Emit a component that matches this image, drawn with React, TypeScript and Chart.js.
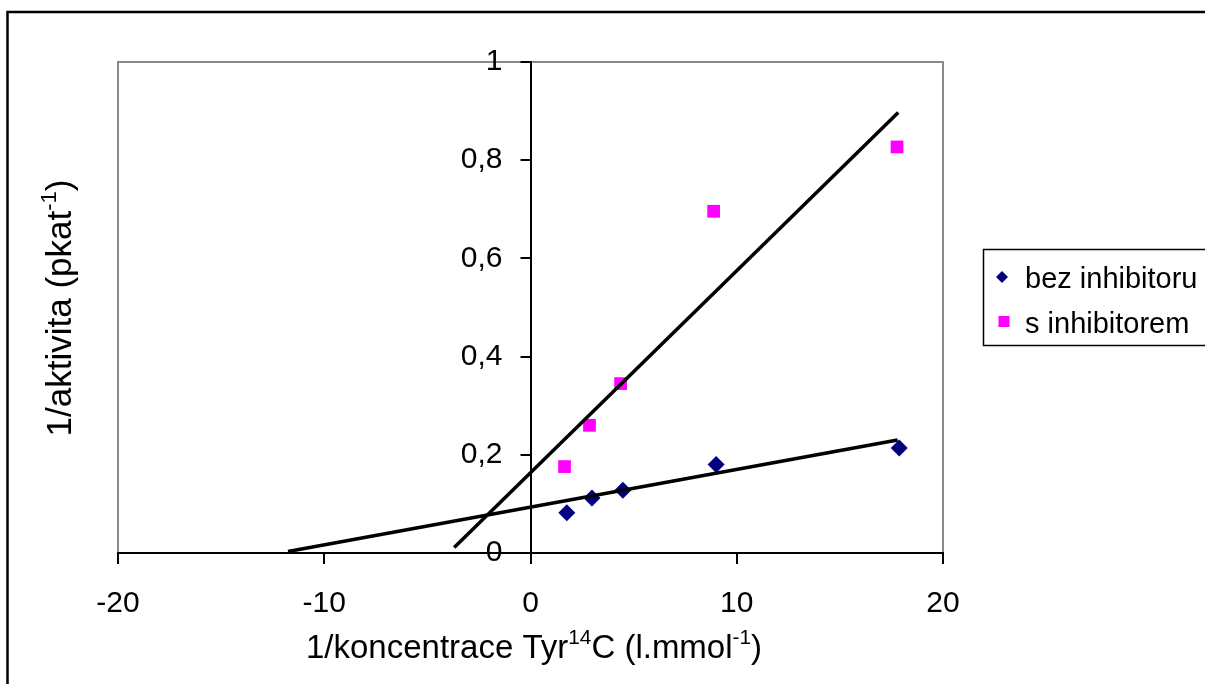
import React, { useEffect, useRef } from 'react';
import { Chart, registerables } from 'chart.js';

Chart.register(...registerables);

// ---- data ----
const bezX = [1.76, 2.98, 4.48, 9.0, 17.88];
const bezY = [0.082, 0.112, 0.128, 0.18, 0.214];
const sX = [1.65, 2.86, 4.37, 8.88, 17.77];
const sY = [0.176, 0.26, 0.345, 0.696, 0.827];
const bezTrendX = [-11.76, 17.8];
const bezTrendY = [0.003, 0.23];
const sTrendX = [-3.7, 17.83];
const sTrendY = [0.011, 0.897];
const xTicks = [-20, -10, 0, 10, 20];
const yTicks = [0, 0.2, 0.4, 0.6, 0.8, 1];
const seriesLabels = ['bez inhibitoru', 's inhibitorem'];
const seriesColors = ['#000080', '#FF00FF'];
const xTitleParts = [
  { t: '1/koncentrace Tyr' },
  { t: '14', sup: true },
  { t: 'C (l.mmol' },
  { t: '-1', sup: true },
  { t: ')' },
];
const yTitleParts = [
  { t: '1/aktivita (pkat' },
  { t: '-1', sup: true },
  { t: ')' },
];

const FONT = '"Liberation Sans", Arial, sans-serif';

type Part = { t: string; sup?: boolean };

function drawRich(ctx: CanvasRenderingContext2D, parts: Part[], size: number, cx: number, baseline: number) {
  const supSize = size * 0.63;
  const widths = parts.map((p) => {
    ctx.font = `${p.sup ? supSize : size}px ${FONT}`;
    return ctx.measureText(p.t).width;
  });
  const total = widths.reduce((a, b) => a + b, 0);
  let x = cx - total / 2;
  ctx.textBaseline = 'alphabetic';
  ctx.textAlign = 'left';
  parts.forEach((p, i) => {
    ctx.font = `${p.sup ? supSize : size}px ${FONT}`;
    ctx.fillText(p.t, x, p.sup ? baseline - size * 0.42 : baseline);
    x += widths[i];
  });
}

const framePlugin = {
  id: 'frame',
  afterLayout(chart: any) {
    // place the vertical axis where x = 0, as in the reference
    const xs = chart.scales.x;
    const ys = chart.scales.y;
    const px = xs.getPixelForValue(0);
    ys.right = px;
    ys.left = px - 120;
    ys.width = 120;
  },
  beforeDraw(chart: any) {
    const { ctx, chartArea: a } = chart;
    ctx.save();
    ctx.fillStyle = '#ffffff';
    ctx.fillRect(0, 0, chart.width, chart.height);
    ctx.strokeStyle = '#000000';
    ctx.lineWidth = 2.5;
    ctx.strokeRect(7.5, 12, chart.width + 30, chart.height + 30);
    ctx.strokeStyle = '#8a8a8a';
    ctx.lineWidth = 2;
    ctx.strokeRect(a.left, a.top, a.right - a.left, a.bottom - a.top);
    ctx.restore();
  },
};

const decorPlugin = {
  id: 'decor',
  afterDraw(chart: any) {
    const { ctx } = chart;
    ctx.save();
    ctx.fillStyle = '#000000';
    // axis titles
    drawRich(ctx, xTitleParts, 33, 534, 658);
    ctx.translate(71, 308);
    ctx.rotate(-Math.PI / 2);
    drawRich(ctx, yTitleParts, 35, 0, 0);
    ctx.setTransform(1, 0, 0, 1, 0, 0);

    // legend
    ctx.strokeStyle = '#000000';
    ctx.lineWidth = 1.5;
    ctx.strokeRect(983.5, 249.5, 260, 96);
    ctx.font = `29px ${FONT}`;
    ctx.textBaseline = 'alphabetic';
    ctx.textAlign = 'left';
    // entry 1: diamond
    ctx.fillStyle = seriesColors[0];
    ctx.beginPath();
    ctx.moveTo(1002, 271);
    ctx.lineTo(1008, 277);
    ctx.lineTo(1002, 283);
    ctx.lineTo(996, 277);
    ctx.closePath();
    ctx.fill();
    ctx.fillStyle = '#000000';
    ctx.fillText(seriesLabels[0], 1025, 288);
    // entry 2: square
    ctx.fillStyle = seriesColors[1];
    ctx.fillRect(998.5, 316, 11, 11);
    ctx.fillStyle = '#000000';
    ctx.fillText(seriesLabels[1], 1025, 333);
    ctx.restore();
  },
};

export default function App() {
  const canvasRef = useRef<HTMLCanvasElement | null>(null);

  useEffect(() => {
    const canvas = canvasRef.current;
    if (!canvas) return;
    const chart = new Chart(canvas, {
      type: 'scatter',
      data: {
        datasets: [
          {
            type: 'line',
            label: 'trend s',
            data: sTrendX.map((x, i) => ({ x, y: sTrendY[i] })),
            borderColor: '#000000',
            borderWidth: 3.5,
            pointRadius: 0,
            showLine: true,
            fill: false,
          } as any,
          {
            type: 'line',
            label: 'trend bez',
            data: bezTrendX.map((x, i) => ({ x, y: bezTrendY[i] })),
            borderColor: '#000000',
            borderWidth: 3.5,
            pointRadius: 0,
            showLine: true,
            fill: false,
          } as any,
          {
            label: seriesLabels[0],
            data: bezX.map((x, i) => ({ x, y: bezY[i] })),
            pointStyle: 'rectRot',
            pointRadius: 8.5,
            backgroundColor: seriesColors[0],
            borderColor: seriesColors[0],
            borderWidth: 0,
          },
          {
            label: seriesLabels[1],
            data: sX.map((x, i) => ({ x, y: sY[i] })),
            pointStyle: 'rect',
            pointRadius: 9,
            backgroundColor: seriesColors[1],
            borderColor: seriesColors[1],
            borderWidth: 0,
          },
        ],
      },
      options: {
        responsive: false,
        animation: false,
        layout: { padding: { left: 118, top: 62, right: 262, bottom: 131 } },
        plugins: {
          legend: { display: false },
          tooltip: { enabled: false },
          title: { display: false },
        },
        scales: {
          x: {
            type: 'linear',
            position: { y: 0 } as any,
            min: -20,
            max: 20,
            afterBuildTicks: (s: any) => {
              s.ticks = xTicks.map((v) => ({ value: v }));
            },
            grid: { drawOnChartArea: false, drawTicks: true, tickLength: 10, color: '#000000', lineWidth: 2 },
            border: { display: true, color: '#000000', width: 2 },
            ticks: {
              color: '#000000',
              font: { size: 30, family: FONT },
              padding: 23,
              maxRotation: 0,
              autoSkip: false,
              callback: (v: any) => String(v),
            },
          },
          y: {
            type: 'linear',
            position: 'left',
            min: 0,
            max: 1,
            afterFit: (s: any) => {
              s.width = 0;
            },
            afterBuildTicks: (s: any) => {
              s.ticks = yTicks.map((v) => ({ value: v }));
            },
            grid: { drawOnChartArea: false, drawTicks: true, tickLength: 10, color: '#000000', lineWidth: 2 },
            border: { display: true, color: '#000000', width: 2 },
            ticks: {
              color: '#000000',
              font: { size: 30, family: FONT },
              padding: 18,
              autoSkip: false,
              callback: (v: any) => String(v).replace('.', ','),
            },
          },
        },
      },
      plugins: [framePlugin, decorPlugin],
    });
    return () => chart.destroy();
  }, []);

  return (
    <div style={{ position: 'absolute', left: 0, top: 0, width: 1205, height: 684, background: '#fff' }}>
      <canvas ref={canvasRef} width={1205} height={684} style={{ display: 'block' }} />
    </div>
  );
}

....

• **TASK TO CARRY OUT**:
Restate the data above word for word. Do not include the images.

• **ANSWER FOR THIS EXERCISE**:
Emit a component that matches this image, drawn with React, TypeScript and Chart.js.
import React, { useEffect, useRef } from 'react';
import { Chart, registerables } from 'chart.js';

Chart.register(...registerables);

// ---- data ----
const bezX = [1.76, 2.98, 4.48, 9.0, 17.88];
const bezY = [0.082, 0.112, 0.128, 0.18, 0.214];
const sX = [1.65, 2.86, 4.37, 8.88, 17.77];
const sY = [0.176, 0.26, 0.345, 0.696, 0.827];
const bezTrendX = [-11.76, 17.8];
const bezTrendY = [0.003, 0.23];
const sTrendX = [-3.7, 17.83];
const sTrendY = [0.011, 0.897];
const xTicks = [-20, -10, 0, 10, 20];
const yTicks = [0, 0.2, 0.4, 0.6, 0.8, 1];
const seriesLabels = ['bez inhibitoru', 's inhibitorem'];
const seriesColors = ['#000080', '#FF00FF'];
const xTitleParts = [
  { t: '1/koncentrace Tyr' },
  { t: '14', sup: true },
  { t: 'C (l.mmol' },
  { t: '-1', sup: true },
  { t: ')' },
];
const yTitleParts = [
  { t: '1/aktivita (pkat' },
  { t: '-1', sup: true },
  { t: ')' },
];

const FONT = '"Liberation Sans", Arial, sans-serif';

type Part = { t: string; sup?: boolean };

function drawRich(ctx: CanvasRenderingContext2D, parts: Part[], size: number, cx: number, baseline: number) {
  const supSize = size * 0.63;
  const widths = parts.map((p) => {
    ctx.font = `${p.sup ? supSize : size}px ${FONT}`;
    return ctx.measureText(p.t).width;
  });
  const total = widths.reduce((a, b) => a + b, 0);
  let x = cx - total / 2;
  ctx.textBaseline = 'alphabetic';
  ctx.textAlign = 'left';
  parts.forEach((p, i) => {
    ctx.font = `${p.sup ? supSize : size}px ${FONT}`;
    ctx.fillText(p.t, x, p.sup ? baseline - size * 0.42 : baseline);
    x += widths[i];
  });
}

const framePlugin = {
  id: 'frame',
  afterLayout(chart: any) {
    // place the vertical axis where x = 0, as in the reference
    const xs = chart.scales.x;
    const ys = chart.scales.y;
    const px = xs.getPixelForValue(0);
    ys.right = px;
    ys.left = px - 120;
    ys.width = 120;
  },
  beforeDraw(chart: any) {
    const { ctx, chartArea: a } = chart;
    ctx.save();
    ctx.fillStyle = '#ffffff';
    ctx.fillRect(0, 0, chart.width, chart.height);
    ctx.strokeStyle = '#000000';
    ctx.lineWidth = 2.5;
    ctx.strokeRect(7.5, 12, chart.width + 30, chart.height + 30);
    ctx.strokeStyle = '#8a8a8a';
    ctx.lineWidth = 2;
    ctx.strokeRect(a.left, a.top, a.right - a.left, a.bottom - a.top);
    ctx.restore();
  },
};

const decorPlugin = {
  id: 'decor',
  afterDraw(chart: any) {
    const { ctx } = chart;
    ctx.save();
    ctx.fillStyle = '#000000';
    // axis titles
    drawRich(ctx, xTitleParts, 33, 534, 658);
    ctx.translate(71, 308);
    ctx.rotate(-Math.PI / 2);
    drawRich(ctx, yTitleParts, 35, 0, 0);
    ctx.setTransform(1, 0, 0, 1, 0, 0);

    // legend
    ctx.strokeStyle = '#000000';
    ctx.lineWidth = 1.5;
    ctx.strokeRect(983.5, 249.5, 260, 96);
    ctx.font = `29px ${FONT}`;
    ctx.textBaseline = 'alphabetic';
    ctx.textAlign = 'left';
    // entry 1: diamond
    ctx.fillStyle = seriesColors[0];
    ctx.beginPath();
    ctx.moveTo(1002, 271);
    ctx.lineTo(1008, 277);
    ctx.lineTo(1002, 283);
    ctx.lineTo(996, 277);
    ctx.closePath();
    ctx.fill();
    ctx.fillStyle = '#000000';
    ctx.fillText(seriesLabels[0], 1025, 288);
    // entry 2: square
    ctx.fillStyle = seriesColors[1];
    ctx.fillRect(998.5, 316, 11, 11);
    ctx.fillStyle = '#000000';
    ctx.fillText(seriesLabels[1], 1025, 333);
    ctx.restore();
  },
};

export default function App() {
  const canvasRef = useRef<HTMLCanvasElement | null>(null);

  useEffect(() => {
    const canvas = canvasRef.current;
    if (!canvas) return;
    const chart = new Chart(canvas, {
      type: 'scatter',
      data: {
        datasets: [
          {
            type: 'line',
            label: 'trend s',
            data: sTrendX.map((x, i) => ({ x, y: sTrendY[i] })),
            borderColor: '#000000',
            borderWidth: 3.5,
            pointRadius: 0,
            showLine: true,
            fill: false,
          } as any,
          {
            type: 'line',
            label: 'trend bez',
            data: bezTrendX.map((x, i) => ({ x, y: bezTrendY[i] })),
            borderColor: '#000000',
            borderWidth: 3.5,
            pointRadius: 0,
            showLine: true,
            fill: false,
          } as any,
          {
            label: seriesLabels[0],
            data: bezX.map((x, i) => ({ x, y: bezY[i] })),
            pointStyle: 'rectRot',
            pointRadius: 8.5,
            backgroundColor: seriesColors[0],
            borderColor: seriesColors[0],
            borderWidth: 0,
          },
          {
            label: seriesLabels[1],
            data: sX.map((x, i) => ({ x, y: sY[i] })),
            pointStyle: 'rect',
            pointRadius: 9,
            backgroundColor: seriesColors[1],
            borderColor: seriesColors[1],
            borderWidth: 0,
          },
        ],
      },
      options: {
        responsive: false,
        animation: false,
        layout: { padding: { left: 118, top: 62, right: 262, bottom: 131 } },
        plugins: {
          legend: { display: false },
          tooltip: { enabled: false },
          title: { display: false },
        },
        scales: {
          x: {
            type: 'linear',
            position: { y: 0 } as any,
            min: -20,
            max: 20,
            afterBuildTicks: (s: any) => {
              s.ticks = xTicks.map((v) => ({ value: v }));
            },
            grid: { drawOnChartArea: false, drawTicks: true, tickLength: 10, color: '#000000', lineWidth: 2 },
            border: { display: true, color: '#000000', width: 2 },
            ticks: {
              color: '#000000',
              font: { size: 30, family: FONT },
              padding: 23,
              maxRotation: 0,
              autoSkip: false,
              callback: (v: any) => String(v),
            },
          },
          y: {
            type: 'linear',
            position: 'left',
            min: 0,
            max: 1,
            afterFit: (s: any) => {
              s.width = 0;
            },
            afterBuildTicks: (s: any) => {
              s.ticks = yTicks.map((v) => ({ value: v }));
            },
            grid: { drawOnChartArea: false, drawTicks: true, tickLength: 10, color: '#000000', lineWidth: 2 },
            border: { display: true, color: '#000000', width: 2 },
            ticks: {
              color: '#000000',
              font: { size: 30, family: FONT },
              padding: 18,
              autoSkip: false,
              callback: (v: any) => String(v).replace('.', ','),
            },
          },
        },
      },
      plugins: [framePlugin, decorPlugin],
    });
    return () => chart.destroy();
  }, []);

  return (
    <div style={{ position: 'absolute', left: 0, top: 0, width: 1205, height: 684, background: '#fff' }}>
      <canvas ref={canvasRef} width={1205} height={684} style={{ display: 'block' }} />
    </div>
  );
}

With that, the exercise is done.